Early on Saturday, SPD leader Sigmar Gabriel welcomed the referendum as a chance to settle the crisis once and for all. But in the "Welt am Sonntag" newspaper, SPD foreign minister Frank-Walter Steinmeier said he was "speechless" by the "zig-zag course of the Greek government".

He condemned the Athens government for urging its people to reject the EU/IMF reform proposals, saying it was taking its people “hostage” to “wring further discussions from Europe”.

After the SPD steering committee held a telephone conference on Sunday morning, a participant described the atmosphere among leading party officials as “general outrage”.

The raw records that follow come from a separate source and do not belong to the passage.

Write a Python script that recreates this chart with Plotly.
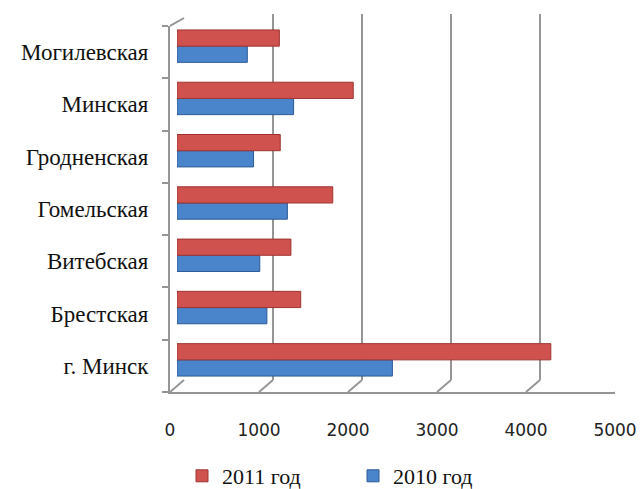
import plotly.graph_objects as go

categories = ["г. Минск", "Брестская", "Витебская", "Гомельская", "Гродненская", "Минская", "Могилевская"]
values_2010 = [2420, 1010, 930, 1240, 860, 1310, 790]
values_2011 = [4200, 1390, 1280, 1750, 1160, 1980, 1150]
x_ticks = [0, 1000, 2000, 3000, 4000, 5000]

W, H = 641, 489
def px(x): return x / W
def py(y): return 1 - y / H

serif = "Liberation Serif"
sans = "DejaVu Sans"
red, red_d = "#D0524F", "#9E3431"
blue, blue_d = "#4A84CB", "#2C5B95"
grid = "#959595"

fig = go.Figure()
# back wall grid (drawn first, behind everything)
fig.add_trace(go.Scatter(y=[0, 1], x=[0, 0], mode="markers", opacity=0,
                         showlegend=False, hoverinfo="skip", xaxis="x", yaxis="y"))
# front axis with labels
fig.add_trace(go.Scatter(y=categories, x=[0]*len(categories), mode="markers", opacity=0,
                         showlegend=False, hoverinfo="skip", xaxis="x2", yaxis="y2"))
# bars
fig.add_trace(go.Bar(y=categories, x=values_2010, orientation="h", name="2010 год",
                     marker=dict(color=blue, line=dict(color=blue_d, width=1)),
                     xaxis="x3", yaxis="y3", legendrank=2))
fig.add_trace(go.Bar(y=categories, x=values_2011, orientation="h", name="2011 год",
                     marker=dict(color=red, line=dict(color=red_d, width=1)),
                     xaxis="x3", yaxis="y3", legendrank=1))

xr = [0, 5000]
fig.update_layout(
    width=W, height=H, margin=dict(l=0, r=0, t=0, b=0, autoexpand=False),
    paper_bgcolor="white", plot_bgcolor="rgba(0,0,0,0)",
    barmode="group", bargap=0.38, bargroupgap=0.0,
    xaxis=dict(domain=[px(184), px(629)], range=xr, anchor="y", tickvals=x_ticks,
               showgrid=True, gridcolor=grid, gridwidth=2, showticklabels=False,
               zeroline=False, ticks="", automargin=False),
    yaxis=dict(domain=[py(380), py(14)], range=[0, 1], anchor="x", visible=False,
               showgrid=False, zeroline=False, automargin=False),
    xaxis2=dict(domain=[px(170), px(615)], range=xr, anchor="y2", tickvals=x_ticks,
                showgrid=False, zeroline=False, showline=True, linecolor=grid, linewidth=2,
                ticks="", ticklabelstandoff=22, automargin=False,
                tickfont=dict(family=sans, size=17, color="#222")),
    yaxis2=dict(domain=[py(392), py(26)], type="category", categoryarray=categories,
                range=[-0.5, 6.5], anchor="x2", showgrid=False, showline=True, linecolor=grid,
                linewidth=2, ticks="outside", tickson="boundaries", ticklen=6, tickwidth=2,
                tickcolor=grid, ticklabelstandoff=15, automargin=False,
                tickfont=dict(family=serif, size=23, color="#111")),
    xaxis3=dict(domain=[px(177), px(622)], range=xr, visible=False, anchor="y3",
                automargin=False),
    yaxis3=dict(domain=[py(386), py(20)], type="category", categoryarray=categories,
                range=[-0.5, 6.5], visible=False, anchor="x3", automargin=False),
    legend=dict(orientation="h", x=px(182), y=py(476), xanchor="left", yanchor="middle",
                font=dict(family=serif, size=22, color="#111"), entrywidth=126,
                itemwidth=30, traceorder="normal", tracegroupgap=0),
)

shapes = []
for v in x_ticks:
    shapes.append(dict(type="line", xref="x2", xsizemode="pixel", xanchor=v, x0=0, x1=14,
                       yref="y2 domain", ysizemode="pixel", yanchor=0, y0=0, y1=12,
                       line=dict(color=grid, width=2)))
shapes.append(dict(type="line", xref="x2", xsizemode="pixel", xanchor=0, x0=0, x1=14,
                   yref="y2 domain", ysizemode="pixel", yanchor=1, y0=0, y1=8,
                   line=dict(color=grid, width=2)))
fig.update_layout(shapes=shapes)

fig.write_html("out.html", config={"displayModeBar": False},
               post_script="document.body.style.margin='0px';")
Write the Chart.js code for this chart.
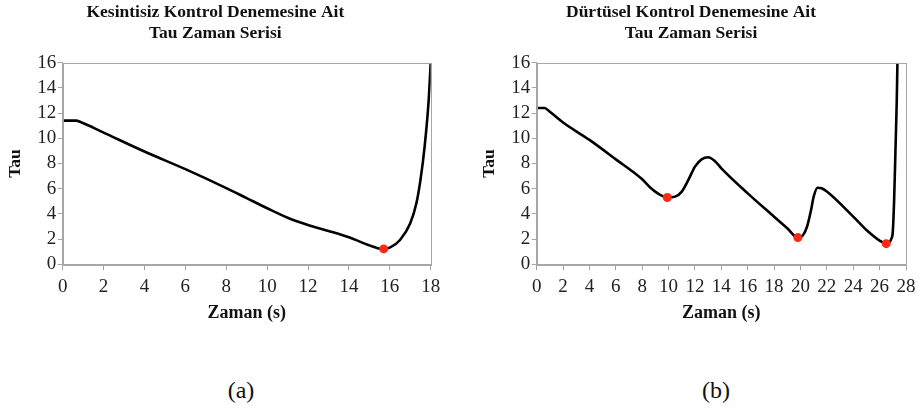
<!DOCTYPE html>
<html>
<head>
<meta charset="utf-8">
<script src="https://cdn.jsdelivr.net/npm/chart.js@4/dist/chart.umd.min.js"></script>
<style>
  html, body { margin: 0; padding: 0; background: #fff; overflow: hidden; }
  body { width: 919px; height: 409px; position: relative; }
  canvas { position: absolute; top: 0; }
  .cap { position: absolute; top: 375px; line-height: 30px; font-family: "Liberation Serif", "Times New Roman", serif; font-size: 24px; color: #111; transform: translateX(-50%); }
</style>
</head>
<body>
<canvas id="grafA" width="476" height="330" style="left:0px"></canvas>
<canvas id="grafB" width="480" height="330" style="left:476px"></canvas>
<div class="cap" style="left:241px">(a)</div>
<div class="cap" style="left:716px">(b)</div>
<script>
// (a) kesintisiz kontrol
const zamanA = [0, 0.65, 0.9, 2, 4, 6, 8, 9, 10, 11, 12, 13, 14, 15, 15.4, 15.7, 16, 16.5, 17, 17.3, 17.5, 17.7, 17.9, 18];
const tauA   = [11.4, 11.4, 11.27, 10.45, 8.95, 7.55, 6.05, 5.25, 4.45, 3.7, 3.12, 2.65, 2.14, 1.5, 1.28, 1.22, 1.32, 1.93, 3.25, 4.84, 6.7, 9.3, 13, 16];
const minZamanA = [15.7];
const minTauA   = [1.22];

// (b) durtusel kontrol
const zamanB = [0, 0.6, 1, 2, 4, 6, 8, 8.6, 9.3, 9.9, 10.5, 11, 11.5, 12, 12.5, 13, 13.5, 14, 16, 18, 19, 19.8, 20.2, 20.5, 20.8, 21, 21.3, 21.6, 22, 24, 25, 26, 26.5, 26.9, 27, 27.1, 27.2, 27.3, 27.35];
const tauB   = [12.4, 12.4, 12.1, 11.25, 9.87, 8.33, 6.75, 6.1, 5.55, 5.3, 5.37, 5.77, 6.7, 7.75, 8.33, 8.5, 8.2, 7.62, 5.63, 3.78, 2.86, 2.12, 2.33, 3.0, 4.3, 5.37, 6.08, 6.03, 5.77, 3.78, 2.72, 1.88, 1.64, 2.06, 2.6, 5.1, 9, 13, 16];
const minZamanB = [9.9, 19.8, 26.5];
const minTauB   = [5.3, 2.12, 1.64];

const yTicks = [0, 2, 4, 6, 8, 10, 12, 14, 16];

const serif = "'Liberation Serif', 'Times New Roman', serif";
const gri = '#a6a6a6';

// grafik alanının etrafına çerçeve
const cerceve = {
  id: 'cerceve',
  afterDatasetsDraw(chart) {
    const a = chart.chartArea;
    const ctx = chart.ctx;
    ctx.save();
    ctx.strokeStyle = gri;
    ctx.lineWidth = 1;
    ctx.strokeRect(Math.round(a.left) + 0.5, Math.round(a.top) + 0.5, Math.round(a.right - a.left), Math.round(a.bottom - a.top));
    ctx.restore();
  }
};

function noktalar(xs, ys) {
  return xs.map((x, i) => ({ x: x, y: ys[i] }));
}

function grafikCiz(id, baslik, xs, ys, mx, my, xMax, yGenislik, tauPad, sagPad) {
  const ctx = document.getElementById(id).getContext('2d');
  new Chart(ctx, {
    type: 'line',
    data: {
      datasets: [
        {
          data: noktalar(mx, my),
          type: 'scatter',
          pointRadius: 4.5,
          pointBackgroundColor: '#ff2a12',
          pointBorderWidth: 0,
          order: 0
        },
        {
          data: noktalar(xs, ys),
          borderColor: '#000',
          borderWidth: 2.6,
          pointRadius: 0,
          cubicInterpolationMode: 'monotone',
          fill: false,
          order: 1
        }
      ]
    },
    options: {
      responsive: false,
      animation: false,
      layout: { padding: { left: 0, right: sagPad, top: 0, bottom: 0 } },
      plugins: {
        legend: { display: false },
        tooltip: { enabled: false },
        title: {
          display: true,
          text: baslik,
          color: '#111',
          font: { family: serif, size: 17.5, weight: 'bold', lineHeight: 1.177 },
          padding: { top: 2.4, bottom: 19.1 }
        }
      },
      scales: {
        x: {
          type: 'linear',
          min: 0,
          max: xMax,
          afterFit: (s) => { s.height = 330 - 264.3; },
          ticks: { stepSize: 2, autoSkip: false, color: '#222', padding: 5.5, maxRotation: 0, font: { family: serif, size: 19 } },
          grid: { drawOnChartArea: false, drawTicks: true, tickLength: 6, color: gri },
          border: { color: gri },
          title: {
            display: true,
            text: 'Zaman (s)',
            color: '#111',
            font: { family: serif, size: 18, weight: 'bold', lineHeight: 1.2 },
            padding: { top: 0, bottom: 5.9 }
          }
        },
        y: {
          min: 0,
          max: 16,
          afterFit: (s) => { s.width = yGenislik; },
          afterBuildTicks: (s) => { s.ticks = yTicks.map(v => ({ value: v })); },
          ticks: { autoSkip: false, color: '#222', padding: 1.5, font: { family: serif, size: 19 } },
          grid: { drawOnChartArea: false, drawTicks: true, tickLength: 5, color: gri },
          border: { color: gri },
          title: {
            display: true,
            text: 'Tau',
            color: '#111',
            font: { family: serif, size: 17.5, weight: 'bold', lineHeight: 1.2 },
            padding: { top: tauPad, bottom: 0 }
          }
        }
      }
    },
    plugins: [cerceve]
  });
}

grafikCiz('grafA', ['Kesintisiz Kontrol Denemesine Ait', 'Tau Zaman Serisi'], zamanA, tauA, minZamanA, minTauA, 18, 62.7, 4.5, 45.3);
grafikCiz('grafB', ['Dürtüsel Kontrol Denemesine Ait', 'Tau Zaman Serisi'], zamanB, tauB, minZamanB, minTauB, 28, 60.7, 2.5, 50);
</script>
</body>
</html>
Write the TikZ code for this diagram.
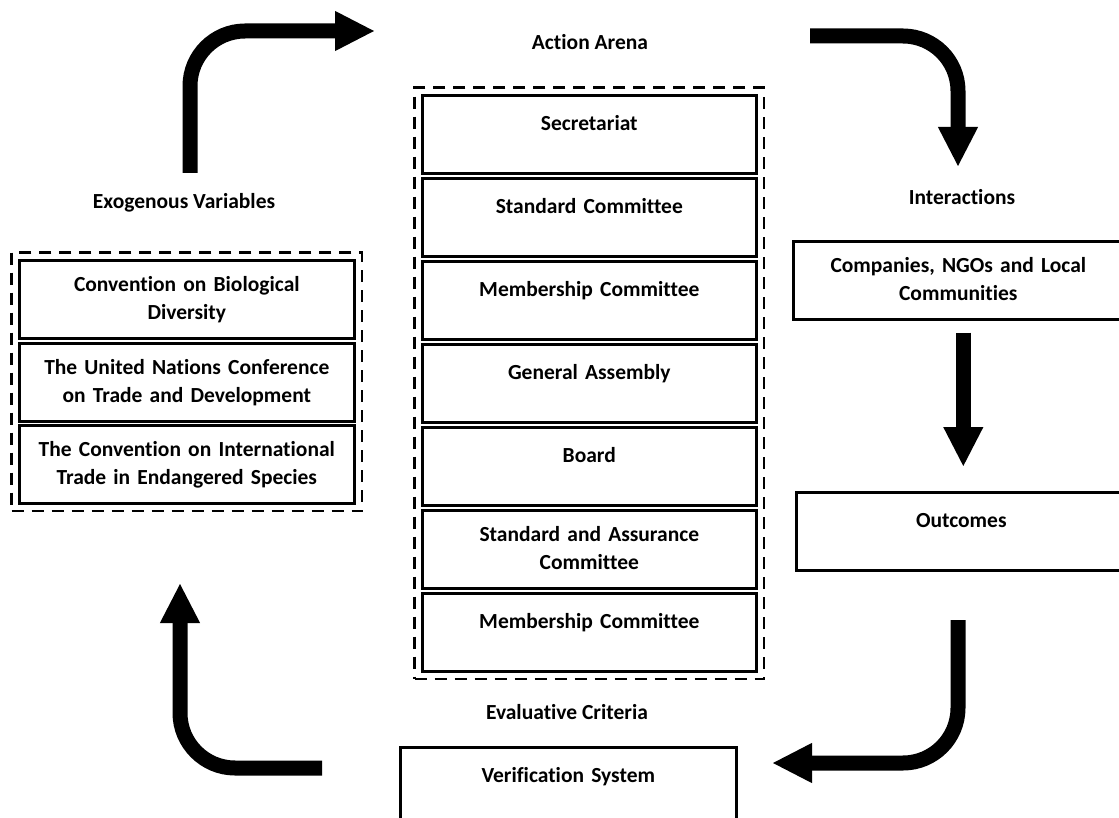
\documentclass[tikz,border=0pt]{standalone}
\usepackage{fontspec}
\setmainfont{Carlito}[Ligatures={NoCommon}]
\usetikzlibrary{positioning, arrows.meta, fit}

\begin{document}
\begin{tikzpicture}[x=1pt, y=-1pt,
  box/.style={draw, line width=2.6pt, anchor=north west, text width=326pt, align=center,
              inner xsep=2pt, inner ysep=0pt, text height=35pt, text depth=43pt,
              font=\fontsize{21.5}{28}\selectfont\bfseries},
  twoline/.style={text height=31pt, text depth=47pt},
  group/.style={draw, dash pattern=on 12pt off 8pt, line width=2.6pt, inner sep=6.5pt},
  heading/.style={font=\fontsize{21.5}{24}\selectfont\bfseries},
  fatarrow/.style={line width=15pt, -{Triangle[length=40pt, width=37pt]}, rounded corners=55pt}
]
  \useasboundingbox (0,0) rectangle (1119,818);

  % exogenous variables
  \node[heading] (exo) at (184,203) {Exogenous Variables};
  \node[box, twoline, minimum width=335pt] (e1) at (18,259) {Convention on Biological\\Diversity};
  \node[box, twoline, minimum width=335pt] (e2) at (18,342) {The United Nations Conference\\on Trade and Development};
  \node[box, twoline, minimum width=335pt] (e3) at (18,424) {The Convention on International\\Trade in Endangered Species};
  \node[group, fit=(e1)(e3)] (exogroup) {};

  % action arena
  \node[heading] (arena) at (590,42) {Action Arena};
  \foreach \i/\txt in {1/Secretariat, 2/Standard Committee, 3/Membership Committee,
                       4/General Assembly, 5/Board, 7/Membership Committee}
    \node[box, minimum width=334pt] (c\i) at (421,{94+83*(\i-1)}) {\txt};
  \node[box, twoline, minimum width=334pt] (c6) at (421,509) {Standard and Assurance\\Committee};
  \node[group, fit=(c1)(c7)] (arenagroup) {};

  % interactions and outcomes
  \node[heading] (inter) at (962,197) {Interactions};
  \node[box, twoline, minimum width=324pt] (comp) at (792,240) {Companies, NGOs and Local\\Communities};
  \node[box, minimum width=321pt] (outc) at (795,491) {Outcomes};

  % evaluative criteria
  \node[heading] (eval) at (567,712) {Evaluative Criteria};
  \node[box, minimum width=336pt] (verif) at (399,746) {Verification System};

  % cycle arrows
  \coordinate (tlstart) at (190,173);
  \coordinate (tlend) at (375,31);
  \coordinate (trstart) at (810,36);
  \coordinate (trend) at (958,167);
  \coordinate (brstart) at (958,620);
  \coordinate (brend) at (772,763);
  \coordinate (blstart) at (322,768);
  \coordinate (blend) at (180,583);
  \draw[fatarrow] (tlstart) |- (tlend);
  \draw[fatarrow] (trstart) -| (trend);
  \draw[fatarrow, shorten <=12pt, shorten >=24pt] ([xshift=5pt]comp.south) -- ([xshift=5pt]comp.south |- outc.north);
  \draw[fatarrow] (brstart) |- (brend);
  \draw[fatarrow] (blstart) -| (blend);
\end{tikzpicture}
\end{document}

Meanwhile Austrian finance minister Hans Jörg Schelling told “Die Presse” daily that, since last Thursday, Greece’s path towards a default was clear. But he pointed out that not servicing its IMF loans would not automatically mean its exit from the euro.

"One can't leave the currency union, one can leave the European Union, " he said. "For that Greece has to file an application, the other countries have to ratify the exit application. Only then, most likely, can Greece leave the euro zone."

Germany’s media reacted on Sunday with a mixture of outrage and sardonic wit to the Greek referendum proposal.

“Tsipras, that’s enough!” headlined Bild am Sonntag tabloid, a strident Greek-critical voice in the media landscape. “Under the burden of home-made crises, the basis of Europe is crumbling: its solidarity.”

The Cicero political magazine ran an online cartoon of Chancellor Angela Merkel holding up a two-sided sign. On one side, “I’m against a Grexit...” -- on the other “...as long as it could look that *I’m* responsible for it.”

Back on German television, Wolfgang Schäuble insisted that a possible Grexit would make the remaining members of the currency union “even more determined” to ensure the euro “will not be a fluid” construct, under pressure from finance markets.

Then, apparently reconsidering his earlier remarks about Athens, he appeared to suggest that the game was not quite yet over.

“It depends on the Greeks,” he said, “but with the confusing politics from Mr Tsipras it’s become a lot more difficult.”